Indirectly, they can help ensure your code is type stable, but the same type stable code without typed arguments or type assertions would execute just the same. The main effect of adding type to arguments is restricting the types of potential arguments or multiple dispatch.
Julia uses a late binding call model so functions are specialized based on the arguments they are called with, not the arguments they are declared with.
An increase in execution time on a HPC multisocket compute node can be expected in code that is constrained by memory limitations. This is due to the shared memory model on multisocket systems called Non-Uniform Memory Access.
I have found that the issue is particularly pronounced on Intel Skylake and Cascade Lake Xeons. If you have access to the hardware, you might find that a single Xeon system is actually faster than multiple Xeons. In my experience, I got a speedup by removing one Xeon from a two Xeon system.
From a pure software perspective, you can reduce this effect by reducing memory allocations.
Here are few reports about poor memory performance with dual socket Xeons:
You are getting ahead of your skis here.
Take my advice please - ask your system admins for help in running the ‘lstopo’ utility to produce graphical images of the internal layout of the Xeon and AMD systems.

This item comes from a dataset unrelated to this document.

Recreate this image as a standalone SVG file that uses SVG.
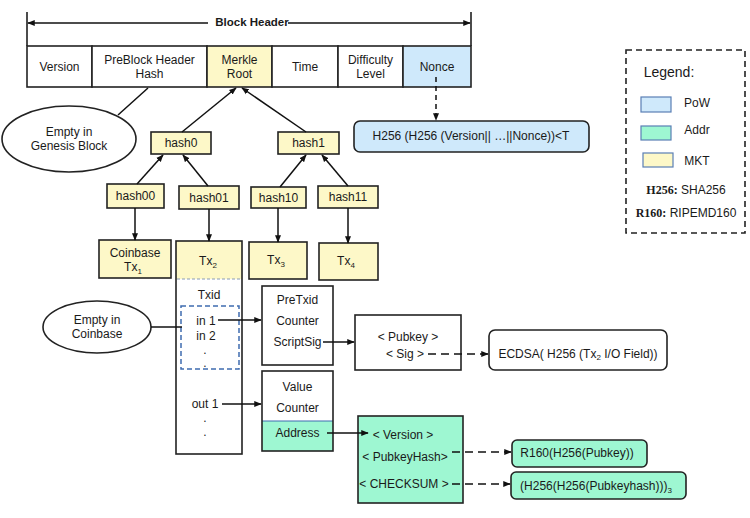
<svg xmlns="http://www.w3.org/2000/svg" width="750" height="518" viewBox="0 0 750 518">
<defs>
<marker id="ah" viewBox="0 0 10 10" refX="9" refY="5" markerWidth="5" markerHeight="5" orient="auto-start-reverse"><path d="M0,1 L10,5 L0,9 z" fill="#111"/></marker>
<style>
text{font-family:"Liberation Sans",Arial,sans-serif;font-size:12px;fill:#1a1a1a;text-anchor:middle;dominant-baseline:central}
.b{stroke:#222;stroke-width:1.6}
.w{fill:#fff}
.y{fill:#fdf8c8}
.p{fill:#cfe9fb}
.g{fill:#9ef7d2}
.ln{stroke:#111;stroke-width:1.5;fill:none}
.dl{stroke:#111;stroke-width:1.5;fill:none;stroke-dasharray:8,5}
.sm{font-size:8px}
.bold{font-weight:bold}
.serif{font-family:"Liberation Serif","Times New Roman",serif;font-weight:bold}
</style>
</defs>
<rect width="750" height="518" fill="#fff"/>

<g id="block-header-label">
<line x1="27" y1="12" x2="27" y2="46" class="ln"/>
<line x1="471" y1="12" x2="471" y2="46" class="ln"/>
<line x1="28" y1="23" x2="208" y2="23" class="ln" marker-start="url(#ah)"/>
<line x1="288" y1="23" x2="470" y2="23" class="ln" marker-end="url(#ah)"/>
<text x="252" y="22" class="bold" style="font-size:11.5px">Block Header</text>
</g>

<g id="header">
<rect x="27" y="46" width="65" height="41" class="b w"/>
<text x="59.5" y="67">Version</text>
<rect x="92" y="46" width="115" height="41" class="b w"/>
<text x="149.5" y="60">PreBlock Header</text>
<text x="149.5" y="74">Hash</text>
<rect x="207" y="46" width="65" height="41" class="b y"/>
<text x="239.5" y="60">Merkle</text>
<text x="239.5" y="74">Root</text>
<rect x="272" y="46" width="66" height="41" class="b w"/>
<text x="305" y="67">Time</text>
<rect x="338" y="46" width="65" height="41" class="b w"/>
<text x="370.5" y="60">Difficulty</text>
<text x="370.5" y="74">Level</text>
<rect x="403" y="46" width="68" height="41" class="b p"/>
<text x="437" y="67">Nonce</text>
</g>

<g id="genesis">
<ellipse cx="69" cy="139" rx="67" ry="33" class="b w"/>
<text x="69" y="132">Empty in</text>
<text x="69" y="146">Genesis Block</text>
</g>

<g id="pow">
<rect x="354" y="121" width="235" height="31" rx="6" class="b p"/>
<text x="471" y="136">H256 (H256 (Version|| …||Nonce))&lt;T</text>
</g>

<g id="hash0"><rect x="151" y="132" width="60" height="22" class="b y"/><text x="181" y="143">hash0</text></g>
<g id="hash1"><rect x="278" y="132" width="61" height="22" class="b y"/><text x="308.5" y="143">hash1</text></g>
<g id="hash00"><rect x="107" y="184" width="57" height="24" class="b y"/><text x="135.5" y="196">hash00</text></g>
<g id="hash01"><rect x="179" y="186" width="60" height="23" class="b y"/><text x="209" y="197.5">hash01</text></g>
<g id="hash10"><rect x="251" y="187" width="55" height="21" class="b y"/><text x="278.5" y="197.5">hash10</text></g>
<g id="hash11"><rect x="318" y="186" width="60" height="22" class="b y"/><text x="348" y="197">hash11</text></g>

<g id="tx1"><rect x="99" y="240" width="72" height="38" class="b y"/>
<text x="135" y="253">Coinbase</text>
<text x="133" y="267">Tx<tspan class="sm" dy="4">1</tspan></text></g>

<g id="tx2">
<rect x="176" y="241" width="66" height="38" class="y"/>
<line x1="177" y1="279" x2="241" y2="279" stroke="#8a9bb5" stroke-width="1.2" stroke-dasharray="3,2"/>
<rect x="176" y="241" width="66" height="213" fill="none" class="b"/>
<text x="208" y="261">Tx<tspan class="sm" dy="4">2</tspan></text>
<text x="209" y="295">Txid</text>
<rect x="181" y="306" width="58" height="63" fill="none" stroke="#3f6cb0" stroke-width="1.5" stroke-dasharray="5,3"/>
<text x="206" y="321">in 1</text>
<text x="206" y="336">in 2</text>
<text x="205" y="350">.</text>
<text x="205" y="363">.</text>
<text x="205" y="404">out 1</text>
<text x="205" y="418">.</text>
<text x="205" y="432">.</text>
</g>

<g id="tx3"><rect x="249" y="242" width="58" height="37" class="b y"/><text x="276" y="260">Tx<tspan class="sm" dy="4">3</tspan></text></g>
<g id="tx4"><rect x="319" y="243" width="59" height="37" class="b y"/><text x="346" y="261">Tx<tspan class="sm" dy="4">4</tspan></text></g>

<g id="coinbase-empty">
<ellipse cx="97" cy="327" rx="54" ry="26" class="b w"/>
<text x="97" y="320">Empty in</text>
<text x="97" y="334">Coinbase</text>
</g>

<g id="input">
<rect x="262" y="286" width="71" height="79" class="b w"/>
<text x="297.5" y="300">PreTxid</text>
<text x="297.5" y="321">Counter</text>
<text x="297.5" y="342">ScriptSig</text>
</g>

<g id="output">
<rect x="262" y="371" width="71" height="50" class="w"/>
<rect x="262" y="421" width="71" height="30" class="g"/>
<line x1="262" y1="421" x2="333" y2="421" stroke="#3f6cb0" stroke-width="1"/>
<rect x="262" y="371" width="71" height="80" fill="none" class="b"/>
<text x="297.5" y="387">Value</text>
<text x="297.5" y="408">Counter</text>
<text x="297.5" y="433">Address</text>
</g>

<g id="scriptsig">
<rect x="355" y="315" width="106" height="55" class="b w"/>
<text x="408" y="337">&lt; Pubkey &gt;</text>
<text x="405" y="354">&lt; Sig &gt;</text>
</g>

<g id="ecdsa">
<rect x="489" y="330" width="178" height="40" rx="6" class="b w"/>
<text x="578" y="354">ECDSA( H256 (Tx<tspan class="sm" dy="3">2</tspan><tspan dy="-3"> I/O Field))</tspan></text>
</g>

<g id="address">
<rect x="358" y="416" width="105" height="87" class="b g"/>
<text x="403" y="435">&lt; Version &gt;</text>
<text x="405" y="457">&lt; PubkeyHash&gt;</text>
<text x="404" y="484">&lt; CHECKSUM &gt;</text>
</g>

<g id="r160">
<rect x="512" y="440" width="135" height="27" rx="5" class="b g"/>
<text x="577" y="453">R160(H256(Pubkey))</text>
</g>

<g id="checksum">
<rect x="511" y="472" width="175" height="27" rx="5" class="b g"/>
<text x="596" y="486">(H256(H256(Pubkeyhash)))<tspan class="sm" dy="4">3</tspan></text>
</g>

<g id="legend">
<rect x="626" y="50" width="119" height="183" fill="none" stroke="#222" stroke-width="1.6" stroke-dasharray="6,4"/>
<text x="669" y="72" style="font-size:14px">Legend:</text>
<rect x="641" y="97" width="30" height="15" fill="#cfe9fb" stroke="#5a7fb5" stroke-width="1.2"/>
<text x="697" y="103">PoW</text>
<rect x="641" y="126" width="30" height="14" fill="#9ef7d2" stroke="#5a7fb5" stroke-width="1.2"/>
<text x="697" y="130">Addr</text>
<rect x="643" y="153" width="30" height="14" fill="#fdf8c8" stroke="#5a7fb5" stroke-width="1.2"/>
<text x="697" y="161">MKT</text>
<text x="686" y="190"><tspan class="serif">H256:</tspan> SHA256</text>
<text x="686" y="213"><tspan class="serif">R160:</tspan> RIPEMD160</text>
</g>

<g id="connectors">
<line x1="148" y1="88" x2="118" y2="115" class="ln"/>
<line x1="182" y1="132" x2="236" y2="88" class="ln" marker-end="url(#ah)"/>
<line x1="306" y1="132" x2="242" y2="88" class="ln" marker-end="url(#ah)"/>
<line x1="137" y1="184" x2="163" y2="155" class="ln" marker-end="url(#ah)"/>
<line x1="208" y1="186" x2="183" y2="155" class="ln" marker-end="url(#ah)"/>
<line x1="280" y1="187" x2="306" y2="155" class="ln" marker-end="url(#ah)"/>
<line x1="348" y1="186" x2="322" y2="155" class="ln" marker-end="url(#ah)"/>
<line x1="135" y1="208" x2="135" y2="240" class="ln" marker-end="url(#ah)"/>
<line x1="209" y1="209" x2="209" y2="241" class="ln" marker-end="url(#ah)"/>
<line x1="278" y1="208" x2="278" y2="242" class="ln" marker-end="url(#ah)"/>
<line x1="348" y1="208" x2="348" y2="243" class="ln" marker-end="url(#ah)"/>
<line x1="436" y1="77" x2="436" y2="120" class="dl" style="stroke-dasharray:5,4" marker-end="url(#ah)"/>
<line x1="151" y1="327" x2="182" y2="327" class="ln"/>
<line x1="218" y1="320" x2="261" y2="320" class="ln" marker-end="url(#ah)"/>
<line x1="222" y1="404" x2="261" y2="404" class="ln" marker-end="url(#ah)"/>
<line x1="323" y1="342" x2="354" y2="342" class="ln" marker-end="url(#ah)"/>
<line x1="428" y1="354" x2="488" y2="354" class="dl" marker-end="url(#ah)"/>
<line x1="327" y1="433" x2="368" y2="433" class="ln" marker-end="url(#ah)"/>
<line x1="452" y1="452" x2="511" y2="452" class="dl" marker-end="url(#ah)"/>
<line x1="452" y1="484" x2="510" y2="484" class="dl" marker-end="url(#ah)"/>
</g>
</svg>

Dual socket Xeon and AMD both have NUMA setups.
The exact layout in NUMA terms can be altered by BIOS settings. PowerEdge: NUMA Nodes per Socket | CPU Best Practices | Dell Technologies Info Hub
Yes the NPS Setting does have an effect on performance (I cannot remember if Skylake has an NPS setting)
I would be very surprised if the effects you are seeing are down to the difference in AMD and Xeon chipsets.
Please consider the effects of hyperthreading - which you have enabled.
You really only have 40 physical caores, not the 80 which the sysem presents.
I cant say how much hyperthreading behaves with your code.
Also please consider and tell us the BLAS Libraries being used on each of your systems. From the above discussions BLAS may be dominating things here.